Civil Action No. 16-453-RGA
ACTIVISION BLIZZARD, INC.,
Defendant.
ACCELERATION BAY LLC,
Plaintiff,
v.
Civil Action No. 16-454-RGA
ELECTRONIC ARTS, INC.,
Defendant.
ACCELERATION BAY LLC,
Plaintiff,
v.
Civil Action No. 16-455-RGA
TAKE-TWO INTERACTIVE
SOFTWARE, INC., et al.,
Defendants.
MEMORANDUM ORDER
Plaintiff has filed objections to Special Master Order #6. (No. 16-453, DJ. 254).
While I understand the basis for the Special Master's Order, it seems to me that
there is another way to handle the disputes.

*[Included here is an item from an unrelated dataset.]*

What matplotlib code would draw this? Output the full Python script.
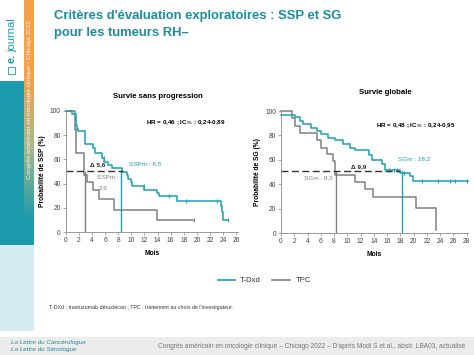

As to RFP Nos. 150 & 165, I do not think Defendants need the documents to
contest Plaintiffs assertion in the Complaint that it is an operating company, as, if it does
not produce the requested documents, I will bar it at trial (and at the injunction stage, if
we get there) from offering evidence that it is an operating (including incubating,
whatever that means) company (which in any event, it does not appear in any substantial
sense to be). (I do not expect, either, to allow Defendants to refer pejoratively to
Plaintiff. I would expect the testimony to be, from Ward, I'm the President and CEO of
this one-person company (or two persons, if it also employs a patent valuation expert)).
Thus, Plaintiff can either accept my anticipatory ruling, or Plaintiff can respond to the
two RFPs. Plaintiff should within two days advise Defendants which choice it makes.

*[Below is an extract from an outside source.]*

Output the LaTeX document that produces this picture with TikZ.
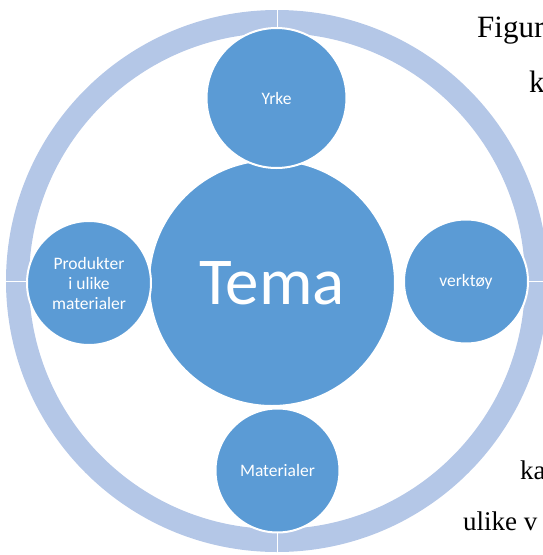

As to RFP No. 139, I am unclear what the documents between Plaintiff and its
lender are supposed to contain. If they are simply accounting, that is, this is how Plaintiff
spent the lender's money, they are irrelevant. If they contain something more, then they
might be relevant, to the same extent as the documents that are called for by RFP Nos.
150 & 165. Based on the submissions, I do not think Plaintiff has done anything more
than boldly assert Mr. Ward's communications with his lender are work product. (See
D.I. 255-1, Exh. B, depo. p. 151; D.I. 255-1, at 277).
As I understand it, Plaintiffs litigation financing is publicly available. Thus, with
that understanding, I am not convinced that Defendants need the unredacted agreement
(although I agree with Defendants and the Special Master that my earlier ruling was in a
different context and does not foreclose Defendants' request at this time). I do not think
the unredacted agreement, or any other documents, are likely relevant to the determining
the purchase price, which appears to be $250,000 with the possibility of substantial
additional payments of up to $22,000,000. (D.I. 254, p.5 n.4). In any event, the purchase
price is determined by the agreement between Plaintiff and Boeing. Thus, I do not
require production of an unredacted copy of the agreement.
The source of the $250,000 payment is a different matter. The circumstances are
mysterious as to how it could have been made before Plaintiff had any financing.
There
is enough smoke there to make it relevant to impeachment. Thus, Plaintiff must respond
to RFP No. 167.
Thus, as stated above, I adopt the Special Master's Order as to RFP No. 167, and
as to the balance, Plaintiff need not produce any of the requested documents, as they are
not relevant to the issues that will remain in the case. If, however, Plaintiff wants to be
able to argue that it should be allowed to present evidence at trial that it is an "operating
company," then it must comply with the Special Master's Order as to the other three
RFPs.
IT IS SO ORDERED this -5:.._ day of September 2017.